• Muni Nation

    Rekindled Demand As We Roll Into A New Year

    Jim Colby, Portfolio Manager
    January 11, 2012
    • Demand for munis strong as we move into the new year
    • Calendar "roll" likely to benefit intermediates most: 6-16 year bonds
    • Modest expectations for overall muni performance in 2012

    The January effect — coupon payments and maturing bonds — are fueling muni demand despite sharp volatility in U.S. Treasuries. The technical offset to the "real" market, however, is the "roll" which occurred at the first of the year. For example, bonds that were classified as 15-year maturities on 12/31/11 were reclassified as 14-year maturities as of 1/1/12.

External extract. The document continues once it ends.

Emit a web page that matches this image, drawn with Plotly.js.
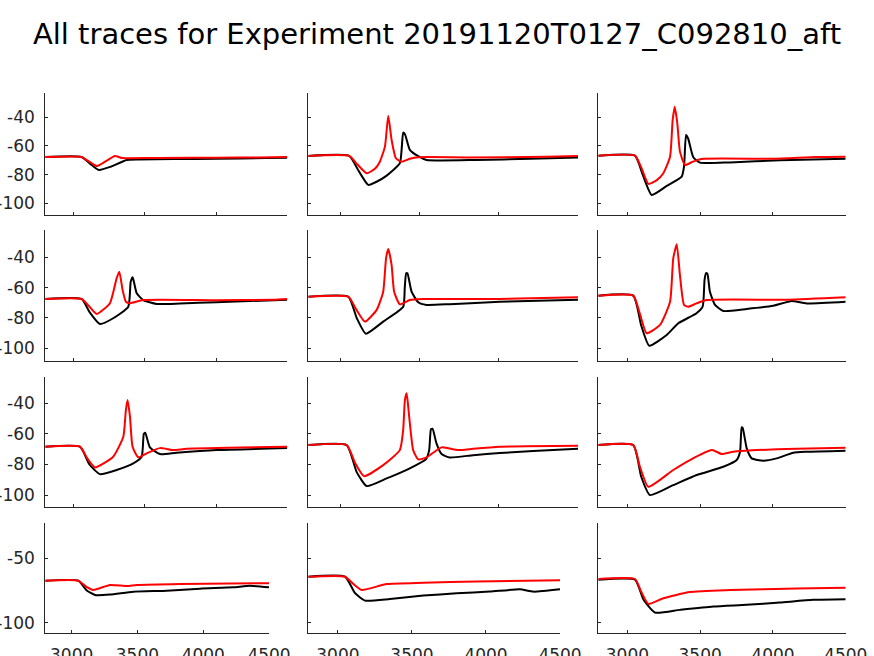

    The "roll" means that the value (yield) of these bonds is now based on a shorter number of years to maturity. Since the difference in yield between 15 and 14 years right now is approximately 14 basis points, the reclassified bond receives a one-time performance boost  to higher prices just by standing still (remember: price and yield have an inverse relationship).  I expect that intermediates are likely to be the biggest beneficiary of the "roll" because the yield curve has been steepest among these maturities: 6 to 16 years.

    My expectations for performance of the broad municipal market in 2012 are modest. Hence, attention to portfolio duration1 and the eventual modification of interest rate policy by the Federal Reserve beg a revisit to the definition of "duration."  This impacts how clients should think about positioning on the yield curve for their muni exposure.


    The Shape of the Muni Curve: Where is the Opportunity?

    Source: Municipal Market Advisors (MMA) as of 1/10/12. This chart is for illustrative purposes only. Historical information is not indicative of future results; current data may differ from data quoted.

    1"Duration" is a measure of the sensitivity of the price (the value of principal) of a fixed-income investment to a change in interest rates. Duration is expressed as a number of years. Rising interest rates mean falling bond prices, while declining interest rates mean rising bond prices.